The entire telephone infrastructure is changing, not just the copper wire.

When this all started a few people started piggy backing what we now call the internet on top of the existing telephone infrastructure. They did that by connecting their computers using modems, trunk lines and so on. This tiny internet grew at an enormous pace, so much so that now, 20 years later, it is far far bigger (as in thousands of times bigger) than the telephone network that spawned it. In that period we furiously laid down new trunk lines, all of which carry internet data, not telephone data. The internet infrastructure now dwarfs the telephone infrastructure.

Two things are happening now. One is the NBN is replacing the final part of the telephone infrastructure the internet is based on - those copper lines, with something more suited to data. So now the internet can stand alone, not needing the telephone infrastructure at all. The other, not so visible, is the bit of equipment that copper wire is plugged to in the exchange is going. Telephone calls will now become internet data, and sent over the normal internet. With that the transition will be complete. Rather then the internet being bolted onto the telephone infrastructure, telephones will be bolted onto the internet infrastructure.
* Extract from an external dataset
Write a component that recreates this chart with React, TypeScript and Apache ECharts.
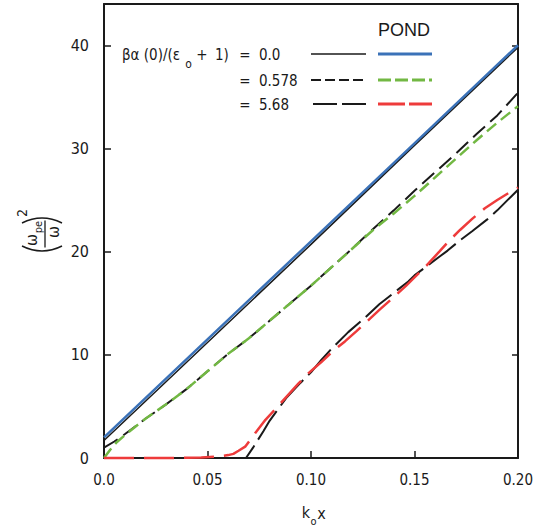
import React, { useEffect, useRef } from "react";
import * as echarts from "echarts";

const FONT = "'Liberation Sans Narrow', 'DejaVu Sans Condensed', 'Liberation Sans', sans-serif";
const FONT_REG = "'Liberation Sans', Arial, sans-serif";

// beta*alpha(0)/(eps0+1) = 0.0
const kZero = [0, 0.05, 0.1, 0.15, 0.2];
const zeroBlack = [1.7, 11.2, 20.7, 30.3, 39.8];
const zeroPond = [2.0, 11.5, 21.0, 30.5, 40.0];

// = 0.578
const kMidBlack = [0, 0.005, 0.01, 0.02, 0.03, 0.04, 0.05, 0.06, 0.07, 0.08, 0.09, 0.1, 0.11, 0.12, 0.13, 0.14, 0.15, 0.16, 0.17, 0.18, 0.19, 0.2];
const midBlack = [1.0, 1.6, 2.3, 3.8, 5.2, 6.7, 8.4, 10.1, 11.6, 13.3, 15.0, 16.7, 18.5, 20.3, 22.2, 24.0, 25.9, 27.7, 29.5, 31.4, 33.2, 35.4];
const kMidPond = [0, 0.003, 0.006, 0.01, 0.02, 0.03, 0.04, 0.05, 0.06, 0.07, 0.08, 0.09, 0.1, 0.11, 0.12, 0.13, 0.14, 0.15, 0.16, 0.17, 0.18, 0.19, 0.2];
const midPond = [0, 0.8, 1.5, 2.2, 3.8, 5.2, 6.7, 8.4, 10.1, 11.6, 13.3, 15.0, 16.7, 18.5, 20.3, 22.1, 23.7, 25.4, 27.2, 29.0, 30.8, 32.5, 34.1];

// = 5.68
const kHighBlack = [0, 0.0686, 0.072, 0.077, 0.08, 0.088, 0.095, 0.1, 0.105, 0.11, 0.118, 0.125, 0.133, 0.14, 0.147, 0.15, 0.156, 0.162, 0.166, 0.172, 0.178, 0.185, 0.19, 0.197, 0.2];
const highBlack = [0, 0, 1.0, 2.6, 3.6, 5.8, 7.3, 8.3, 9.5, 10.6, 12.2, 13.4, 14.9, 16.0, 17.1, 17.7, 18.6, 19.5, 20.1, 21.1, 22.0, 23.1, 24.0, 25.4, 26.0];
const kHighPond = [0, 0.03, 0.04, 0.047, 0.055, 0.06, 0.0625, 0.065, 0.0682, 0.073, 0.078, 0.0826, 0.088, 0.0939, 0.0987, 0.105, 0.1108, 0.1164, 0.122, 0.1285, 0.1333, 0.14, 0.146, 0.15, 0.156, 0.162, 0.167, 0.172, 0.178, 0.184, 0.19, 0.198, 0.2];
const highPond = [0, 0, 0.02, 0.05, 0.15, 0.28, 0.4, 0.7, 1.1, 2.4, 3.7, 4.7, 5.9, 7.2, 8.2, 9.3, 10.4, 11.3, 12.3, 13.5, 14.4, 15.6, 16.7, 17.5, 18.7, 20.0, 21.1, 22.1, 23.2, 24.2, 25.0, 26.0, 26.2];

const legendValues = ["0.0", "0.578", "5.68"];

const pair = (ks: number[], vs: number[]) => ks.map((k, i) => [k, vs[i]]);

const BLUE = "#3b72b8";
const GREEN = "#72b843";
const RED = "#ee3b3b";
const INK = "#1a1a1a";

function txt(text: string, x: number, y: number, size: number, align = "left", family = FONT) {
  return {
    type: "text",
    x,
    y,
    style: {
      text,
      fill: INK,
      font: `${size}px ${family}`,
      align,
      textAlign: align,
      verticalAlign: "middle",
      textVerticalAlign: "middle",
    },
  };
}

function seg(x1: number, x2: number, y: number, color: string, width: number, dash: any) {
  return {
    type: "line",
    shape: { x1, y1: y, x2, y2: y },
    style: { stroke: color, lineWidth: width, lineDash: dash },
  };
}

export default function App() {
  const ref = useRef<HTMLDivElement>(null);
  useEffect(() => {
    if (!ref.current) return;
    const chart = echarts.init(ref.current, null, { renderer: "svg" });
    const lineSeries = (data: number[][], color: string, width: number, type: any, z: number) => ({
      type: "line",
      data,
      showSymbol: false,
      symbol: "none",
      clip: false,
      z,
      lineStyle: { color, width, type },
    });
    const axisLine = { show: true, onZero: false, lineStyle: { color: INK, width: 2 } };
    const rowsY = [54, 80, 104];
    const legendGraphics: any[] = [];
    legendGraphics.push(txt("POND", 404, 30, 18, "center", FONT_REG));
    legendGraphics.push(txt("βα (0)/(ε", 122, 55, 15));
    legendGraphics.push(txt("o", 188.5, 64, 12, "center"));
    legendGraphics.push(txt("+", 202, 55, 15, "center"));
    legendGraphics.push(txt("1)", 215, 55, 15));
    legendValues.forEach((v, i) => {
      legendGraphics.push(txt("=", 245, rowsY[i] + 1, 15, "center"));
      legendGraphics.push(txt(v, 259, rowsY[i] + 1, 15));
    });
    legendGraphics.push(seg(311, 366, rowsY[0], INK, 1.5, null));
    legendGraphics.push(seg(378, 432, rowsY[0], BLUE, 3, null));
    legendGraphics.push(seg(311, 366, rowsY[1], INK, 2, [10, 4]));
    legendGraphics.push(seg(378, 432, rowsY[1], GREEN, 3, [13, 4]));
    legendGraphics.push(seg(313, 366, rowsY[2], INK, 2, [24, 5]));
    legendGraphics.push(seg(378, 432, rowsY[2], RED, 3, [27, 4]));

    const yName = {
      type: "group",
      x: 42,
      y: 234.5,
      rotation: Math.PI / 2,
      children: [
        { type: "bezierCurve", shape: { x1: -11.5, y1: -20, x2: -11.5, y2: 20, cpx1: -21.5, cpy1: 0 }, style: { stroke: INK, lineWidth: 1.4, fill: null } },
        { type: "bezierCurve", shape: { x1: 11.5, y1: -20, x2: 11.5, y2: 20, cpx1: 21.5, cpy1: 0 }, style: { stroke: INK, lineWidth: 1.4, fill: null } },
        { type: "line", shape: { x1: -13, y1: 3, x2: 14, y2: 3 }, style: { stroke: INK, lineWidth: 1.3 } },
        txt("ω", -5.5, -11, 16, "center"),
        txt("pe", 7.5, -4, 11, "center"),
        txt("ω", 2.5, 11, 16, "center"),
        txt("2", 21.5, -20, 14, "center"),
      ],
    };

    chart.setOption({
      animation: false,
      backgroundColor: "#ffffff",
      grid: { left: 104, right: 18, top: 4, bottom: 71, containLabel: false },
      xAxis: [
        {
          type: "value",
          min: 0,
          max: 0.2,
          interval: 0.05,
          position: "bottom",
          axisLine,
          axisTick: { show: true, inside: true, length: 7, lineStyle: { color: INK, width: 1.5 } },
          axisLabel: {
            margin: 14,
            fontSize: 15,
            color: INK,
            fontFamily: FONT,
            formatter: (v: number) => (v === 0 ? "0.0" : v.toFixed(2)),
          },
          splitLine: { show: false },
        },
        {
          type: "value",
          min: 0,
          max: 0.2,
          interval: 0.05,
          position: "top",
          axisLine,
          axisTick: { show: false },
          axisLabel: { show: false },
          splitLine: { show: false },
        },
      ],
      yAxis: [
        {
          type: "value",
          min: 0,
          max: 44,
          interval: 10,
          position: "left",
          axisLine,
          axisTick: { show: true, inside: true, length: 7, lineStyle: { color: INK, width: 1.5 } },
          axisLabel: {
            margin: 15,
            fontSize: 16,
            color: INK,
            fontFamily: FONT,
            showMaxLabel: false,
            formatter: (v: number) => (v % 10 === 0 ? String(v) : ""),
          },
          splitLine: { show: false },
        },
        {
          type: "value",
          min: 0,
          max: 44,
          interval: 10,
          position: "right",
          axisLine,
          axisTick: { show: true, inside: true, length: 6, lineStyle: { color: INK, width: 1.5 } },
          axisLabel: { show: false },
          splitLine: { show: false },
        },
      ],
      series: [
        lineSeries(pair(kZero, zeroBlack), INK, 1.5, "solid", 2),
        lineSeries(pair(kZero, zeroPond), BLUE, 2.5, "solid", 3),
        lineSeries(pair(kMidBlack, midBlack), INK, 2, [16, 7], 2),
        lineSeries(pair(kMidPond, midPond), GREEN, 2.5, [12, 6], 3),
        lineSeries(pair(kHighBlack, highBlack), INK, 2, [34, 7], 2),
        lineSeries(pair(kHighPond, highPond), RED, 2.5, [30, 10], 3),
      ],
      graphic: [
        ...legendGraphics,
        yName,
        txt("k", 306, 512, 16, "center"),
        txt("o", 313.5, 521, 11, "center"),
        txt("x", 321.5, 513, 16, "center"),
      ],
    });
    return () => chart.dispose();
  }, []);
  return (
    <div
      ref={ref}
      style={{ position: "fixed", left: 0, top: 0, width: 536, height: 529, background: "#fff" }}
    />
  );
}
They will become just way we use the internet, along with web browsing, email, internet chat, and watching videos.

So Yuyutsu, what you are asking for is something like this: you are sitting in a apartment in a large building. The entire suburb is scheduled to be bulldozed, and a new set of apartments erected there which you can move into at the same cost as your current one. And you are asking: please sir, if I maintain my room, can I keep it? It ain't going to happen, my friend. Either the new suburb isn't built at all, or you are changing apartments.